Administration officials say the issue is out of their hands, adding
that they opposed provisions in last year's energy bill that added
new royalty relief for deep drilling in shallow waters.

"We did not think we needed any more legislation, because we already
have incentives, but we obviously did not prevail," said Ms. Burton,
director of the Minerals Management Service.

But the Bush administration did not put up a big fight. It strongly
supported the overall energy bill, and merely noted its opposition to
additional royalty relief in its official statement on the bill.

By contrast, the White House bluntly promised to veto the Senate's
$60 billion tax cut bill because it contained a one-year tax of $5
billion on profits of major oil companies.

The House and Senate have yet to agree on a final tax bill.

The big issue going forward is whether companies should be exempted
from paying royalties even when energy prices are at historic highs.

In general, the Interior Department has always insisted that
companies would not be entitled to royalty relief if market prices
for oil and gas climbed above certain trigger points.

Those trigger points ? currently about $35 a barrel for oil and $4
per thousand cubic feet of natural gas ? have been exceeded for the
last several years and are likely to stay that way for the rest of
the decade.

So why is the amount of royalty-free gas and oil expected to double
over the next five years?

The biggest reason is that the Clinton administration, apparently
worried about the continued lack of interest in new drilling, waived
the price triggers for all leases awarded in 1998 and 1999.

At the same time, many oil and gas companies contend that Congress
never authorized the Interior Department to set price thresholds for
any deepwater leases awarded between 1996 and 2000.

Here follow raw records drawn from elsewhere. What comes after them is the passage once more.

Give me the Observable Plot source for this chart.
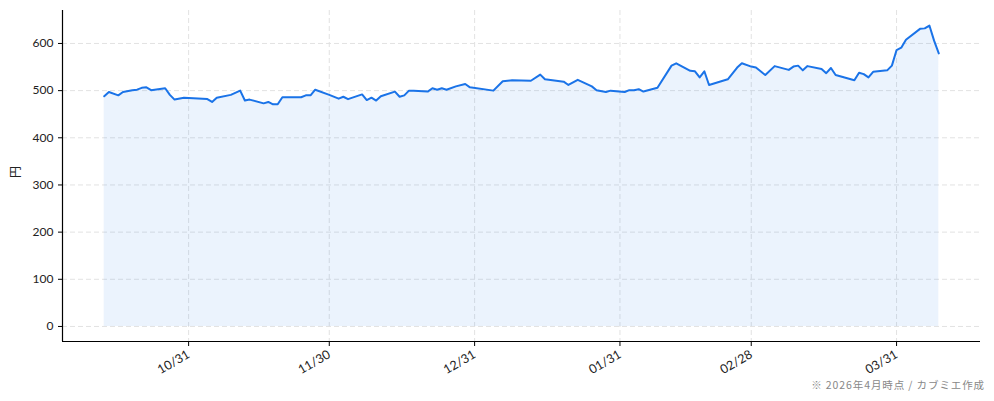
<!DOCTYPE html>
<html>
<head>
<meta charset="utf-8">
<script src="https://cdn.jsdelivr.net/npm/d3@7"></script>
<script src="https://cdn.jsdelivr.net/npm/@observablehq/plot@0.6"></script>
<style>
  html, body { margin: 0; padding: 0; background: #fff; }
  #wrap { position: relative; width: 994px; height: 401px; }
  #caption { position: absolute; right: 9px; top: 377px; font: 10.5px "Noto Sans CJK JP", "Noto Sans", sans-serif; color: #888; letter-spacing: 0.9px; }
</style>
</head>
<body>
<div id="wrap"><div id="chart"></div><div id="caption">※ 2026年4月時点 / カブミエ作成</div></div>
<script>
const dates = [
  "2025-10-13","2025-10-14","2025-10-16","2025-10-17","2025-10-19","2025-10-20","2025-10-21","2025-10-22","2025-10-23","2025-10-26",
  "2025-10-27","2025-10-28","2025-10-30","2025-11-04","2025-11-05","2025-11-06","2025-11-09","2025-11-11","2025-11-12","2025-11-13",
  "2025-11-16","2025-11-17","2025-11-18","2025-11-19","2025-11-20","2025-11-24","2025-11-25","2025-11-26","2025-11-27","2025-11-30",
  "2025-12-02","2025-12-03","2025-12-04","2025-12-07","2025-12-08","2025-12-09","2025-12-10","2025-12-11","2025-12-14","2025-12-15",
  "2025-12-16","2025-12-17","2025-12-18","2025-12-21","2025-12-22","2025-12-23","2025-12-24","2025-12-25","2025-12-27","2025-12-29",
  "2025-12-30","2026-01-04","2026-01-06","2026-01-08","2026-01-12","2026-01-14","2026-01-15","2026-01-19","2026-01-20","2026-01-22",
  "2026-01-25","2026-01-26","2026-01-28","2026-01-29","2026-02-01","2026-02-02","2026-02-03","2026-02-04","2026-02-05","2026-02-08",
  "2026-02-11","2026-02-12","2026-02-15","2026-02-16","2026-02-17","2026-02-18","2026-02-19","2026-02-23","2026-02-25","2026-02-26",
  "2026-02-28","2026-03-01","2026-03-03","2026-03-05","2026-03-08","2026-03-09","2026-03-10","2026-03-11","2026-03-12","2026-03-15",
  "2026-03-16","2026-03-17","2026-03-18","2026-03-22","2026-03-23","2026-03-24","2026-03-25","2026-03-26","2026-03-29","2026-03-30",
  "2026-03-31","2026-04-01","2026-04-02","2026-04-05","2026-04-06","2026-04-07","2026-04-08","2026-04-09"
];
const prices = [
  488,497,490,497,501,502,506,507,501,505,
  491,481,485,482,476,485,491,500,479,481,
  473,476,471,471,486,486,490,490,502,491,
  483,487,482,492,480,485,479,488,498,487,
  490,500,500,498,505,502,505,502,509,514,
  507,500,520,522,521,534,524,519,512,523,
  509,501,497,500,497,501,501,503,498,506,
  553,558,542,541,528,541,512,524,549,558,
  551,549,533,552,544,551,553,543,552,546,
  537,548,533,522,538,535,528,540,543,553,
  586,591,608,631,632,638,606,579
];
const tickDates = ["2025-10-31","2025-11-30","2025-12-31","2026-01-31","2026-02-28","2026-03-31"];
const tickLabels = ["10/31","11/30","12/31","01/31","02/28","03/31"];
const yTicks = [0,100,200,300,400,500,600];
const yLabel = "円";

const parse = d3.utcParse("%Y-%m-%d");
const data = dates.map((d, i) => ({date: parse(d), price: prices[i]}));
const xTicks = tickDates.map(parse);
const labelOf = new Map(xTicks.map((d, i) => [+d, tickLabels[i]]));

const t0 = data[0].date, t1 = data[data.length - 1].date;
const span = t1 - t0;
const xDomain = [new Date(+t0 - span * 0.05), new Date(+t1 + span * 0.05)];
const maxP = d3.max(prices);
const yDomain = [-maxP * 0.05, maxP * 1.05];

const font = "Lato, 'Noto Sans', sans-serif";
const chart = Plot.plot({
  width: 994,
  height: 401,
  marginLeft: 62,
  marginRight: 14,
  marginTop: 10,
  marginBottom: 60,
  style: {fontFamily: font, fontSize: "12px", color: "#222", background: "#fff"},
  x: {type: "utc", domain: xDomain, label: null},
  y: {domain: yDomain, label: null},
  marks: [
    Plot.gridY(yTicks, {stroke: "#e2e2e2", strokeOpacity: 1, strokeDasharray: "5,3"}),
    Plot.gridX(xTicks, {stroke: "#e2e2e2", strokeOpacity: 1, strokeDasharray: "5,3"}),
    Plot.areaY(data, {x: "date", y: "price", fill: "#1a73e8", fillOpacity: 0.085}),
    Plot.lineY(data, {x: "date", y: "price", stroke: "#1a73e8", strokeWidth: 2}),
    Plot.ruleX([xDomain[0]], {stroke: "#000", strokeWidth: 1.2}),
    Plot.ruleY([yDomain[0]], {stroke: "#000", strokeWidth: 1.2}),
    Plot.axisY(yTicks, {tickSize: 4, tickPadding: 5, stroke: "#000", fill: "#222", label: null, fontSize: 12}),
    Plot.axisX(xTicks, {tickSize: 5, tickPadding: 7, tickRotate: -30, stroke: "#000", fill: "#222", label: null,
      tickFormat: d => labelOf.get(+d), fontSize: 12.5}),
    Plot.text([yLabel], {frameAnchor: "left", dx: -46, dy: 2, rotate: -90, fontSize: 12, fill: "#222", fontFamily: "'Noto Sans CJK JP', sans-serif"})
  ]
});
document.getElementById("chart").appendChild(chart);
</script>
</body>
</html>
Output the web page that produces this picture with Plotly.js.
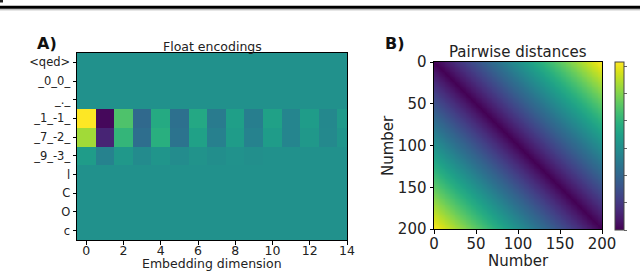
<!DOCTYPE html>
<html>
<head>
<meta charset="utf-8">
<script src="https://cdn.plot.ly/plotly-3.0.1.min.js"></script>
<style>html,body{margin:0;padding:0;background:#fff;}#chart{width:640px;height:272px;}</style>
</head>
<body>
<div id="chart"></div>
<script>
// ---- Panel A: float encodings (token rows x embedding dimension) ----
const tokenLabels = ['<qed>', '_0_0_', '_._', '_1_-1_', '_7_-2_', '_9_-3_', 'l', 'C', 'O', 'c'];
const embeddingDims = [0,1,2,3,4,5,6,7,8,9,10,11,12,13,14];
const rowQed   = [0,0,0,0,0,0,0,0,0,0,0,0,0,0,0];
const row00    = [0,0,0,0,0,0,0,0,0,0,0,0,0,0,0];
const rowDot   = [0,0,0,0,0,0,0,0,0,0,0,0,0,0,0];
const row1m1   = [1.0,-0.96,0.44,-0.32,0.22,-0.26,0.2,-0.18,0.12,-0.15,0.14,-0.1,0.1,-0.07,0.08];
const row7m2   = [0.72,-0.8,0.32,-0.28,0.26,-0.24,0.14,-0.14,0.1,-0.12,0.1,-0.1,0.06,-0.06,0.04];
const row9m3   = [0.1,-0.12,0.06,-0.05,0.04,-0.04,0.02,-0.02,0.01,-0.01,0,0,0,0,0];
const rowL     = [0,0,0,0,0,0,0,0,0,0,0,0,0,0,0];
const rowC     = [0,0,0,0,0,0,0,0,0,0,0,0,0,0,0];
const rowO     = [0,0,0,0,0,0,0,0,0,0,0,0,0,0,0];
const rowc     = [0,0,0,0,0,0,0,0,0,0,0,0,0,0,0];
const encodingRows = [rowQed,row00,rowDot,row1m1,row7m2,row9m3,rowL,rowC,rowO,rowc];
const xTicksA = [0,2,4,6,8,10,12,14];

// ---- Panel B: pairwise distances between numbers 0..200 ----
const numbers = [];
for (let n = 0; n <= 200; n++) numbers.push(n);
const distances = numbers.map(a => numbers.map(b => Math.abs(a - b)));
const axisTicksB = [0,50,100,150,200];
const colorbarTicks = [0,32.5,65,97.5,130,162.5,195];

const W = 640, H = 272;
const px = v => v / W;
const py = v => 1 - v / H;
const font = 'DejaVu Sans, Verdana, sans-serif';
const ink = '#222';

const traceA = {
  type: 'heatmap',
  x: embeddingDims,
  y: tokenLabels,
  z: encodingRows,
  colorscale: 'Viridis',
  zmin: -1, zmax: 1,
  showscale: false,
  xaxis: 'x', yaxis: 'y',
  hoverinfo: 'skip'
};

const traceB = {
  type: 'heatmap',
  x: numbers,
  y: numbers,
  z: distances,
  colorscale: 'Viridis',
  zmin: 0, zmax: 200,
  xaxis: 'x2', yaxis: 'y2',
  hoverinfo: 'skip',
  colorbar: {
    x: px(615), xanchor: 'left', xpad: 0,
    y: py(146), yanchor: 'middle', ypad: 0,
    len: 168 / H, lenmode: 'fraction',
    thickness: 9, thicknessmode: 'pixels',
    outlinewidth: 1, outlinecolor: '#444',
    tickmode: 'array', tickvals: colorbarTicks,
    ticks: 'outside', ticklen: 3, tickcolor: '#666',
    showticklabels: false
  }
};

const axisCommon = {
  showline: true, mirror: true, linecolor: '#000', linewidth: 1,
  ticks: 'outside', ticklen: 3.5, tickcolor: '#000', tickwidth: 1,
  showgrid: false, zeroline: false, fixedrange: true
};

const layout = {
  width: W, height: H,
  margin: {l: 0, r: 0, t: 0, b: 0},
  paper_bgcolor: '#fff', plot_bgcolor: '#fff',
  font: {family: font, color: ink},
  showlegend: false,
  xaxis: Object.assign({}, axisCommon, {
    domain: [px(77), px(347)], range: [-0.5, 14],
    tickmode: 'array', tickvals: xTicksA, ticktext: xTicksA.map(String),
    tickfont: {size: 12.5, color: ink}, anchor: 'y', ticklabelstandoff: -5
  }),
  yaxis: Object.assign({}, axisCommon, {
    domain: [py(240), py(53)], range: [9.5, -0.5], type: 'category',
    tickfont: {size: 11.5, color: ink}, anchor: 'x'
  }),
  xaxis2: Object.assign({}, axisCommon, {
    domain: [px(434), px(602)], range: [0, 200],
    tickmode: 'array', tickvals: axisTicksB,
    tickfont: {size: 15, color: ink}, anchor: 'y2', ticklabelstandoff: -3
  }),
  yaxis2: Object.assign({}, axisCommon, {
    domain: [py(229), py(62)], range: [200, 0],
    tickmode: 'array', tickvals: axisTicksB,
    tickfont: {size: 15, color: ink}, anchor: 'x2'
  }),
  annotations: [
    {text: 'A)', x: px(47), y: py(44), xref: 'paper', yref: 'paper', showarrow: false,
     font: {size: 16, color: '#111', family: font, weight: 'bold'}, xanchor: 'center', yanchor: 'middle'},
    {text: 'Float encodings', x: px(212), y: py(46), xref: 'paper', yref: 'paper', showarrow: false,
     font: {size: 12.5, color: ink, family: font}, xanchor: 'center', yanchor: 'middle'},
    {text: 'Embedding dimension', x: px(212), y: py(263), xref: 'paper', yref: 'paper', showarrow: false,
     font: {size: 12.5, color: ink, family: font}, xanchor: 'center', yanchor: 'middle'},
    {text: 'B)', x: px(395), y: py(44), xref: 'paper', yref: 'paper', showarrow: false,
     font: {size: 16, color: '#111', family: font, weight: 'bold'}, xanchor: 'center', yanchor: 'middle'},
    {text: 'Pairwise distances', x: px(518), y: py(52), xref: 'paper', yref: 'paper', showarrow: false,
     font: {size: 15, color: ink, family: font}, xanchor: 'center', yanchor: 'middle'},
    {text: 'Number', x: px(518), y: py(261), xref: 'paper', yref: 'paper', showarrow: false,
     font: {size: 15, color: ink, family: font}, xanchor: 'center', yanchor: 'middle'},
    {text: 'Number', x: px(388), y: py(146), xref: 'paper', yref: 'paper', showarrow: false, textangle: -90,
     font: {size: 15, color: ink, family: font}, xanchor: 'center', yanchor: 'middle'}
  ],
  shapes: [
    {type: 'line', xref: 'paper', yref: 'paper', x0: 0, x1: 1, y0: py(7.3), y1: py(7.3),
     line: {color: '#000', width: 3}},
    {type: 'line', xref: 'paper', yref: 'paper', x0: 0, x1: 1, y0: py(9.8), y1: py(9.8),
     line: {color: '#aaa', width: 1}},
    {type: 'rect', xref: 'paper', yref: 'paper', x0: 0, x1: px(3), y0: py(2.5), y1: 1,
     fillcolor: '#222', line: {width: 0}}
  ]
};

Plotly.newPlot('chart', [traceA, traceB], layout, {staticPlot: true, displayModeBar: false});
</script>
</body>
</html>
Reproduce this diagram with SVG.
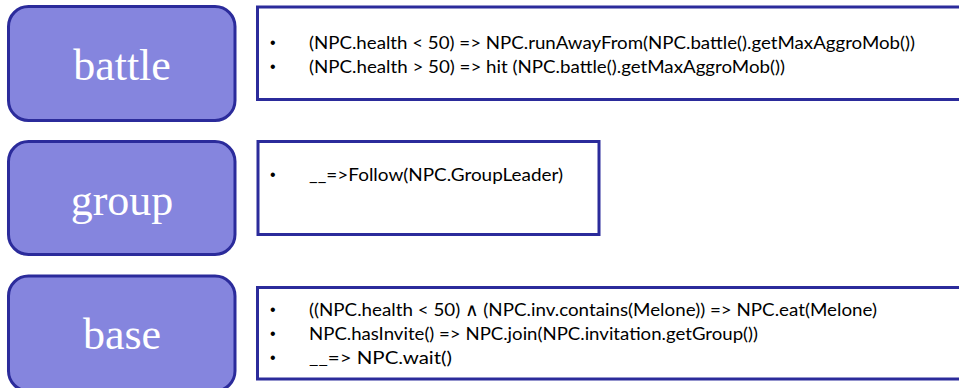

The dispute has been simmering for months, with some industry
executives warning the Bush administration that they would sue the
government if it tried to demand royalties.

Last week, the fight broke out into the open. The Interior Department
announced that 41 oil companies had improperly claimed more than $500
million in royalty relief for 2004.

Most of the companies agreed to pay up in January, but Kerr-McGee
said it would fight the issue in court.

The fight is not simply about one company. Interior officials said
last week that Kerr-McGee presented itself in December as a "test
case" for the entire industry. It also offered a "compromise," but
Interior officials rejected it and issued a formal order in January
demanding that Kerr-McGee pay its back royalties.

On Feb. 6, according to administration officials, Kerr-McGee formally
notified the Minerals Management Service that it would challenge its
order in court.

Industry lawyers contend they have a strong case, because Congress
never mentioned price thresholds when it authorized royalty relief
for all deepwater leases awarded from 1996 through 2000.

"Congress offered those deepwater leases with royalty relief as an
incentive," said Jonathan Hunter, a lawyer in New Orleans who
represented oil companies in a similar lawsuit two years ago that
knocked out another major federal restriction on royalty relief.

"The M.M.S. only has the authority that Congress gives it," Mr.
Hunter said. "The legislation said that royalty relief for these
leases is automatic."

If that view prevails, the government said it would lose a total of
nearly $35 billion in royalties to taxpayers by 2011 ? about the
same amount that Mr. Bush is proposing to cut from Medicare, Medicaid
and child support enforcement programs over the same period.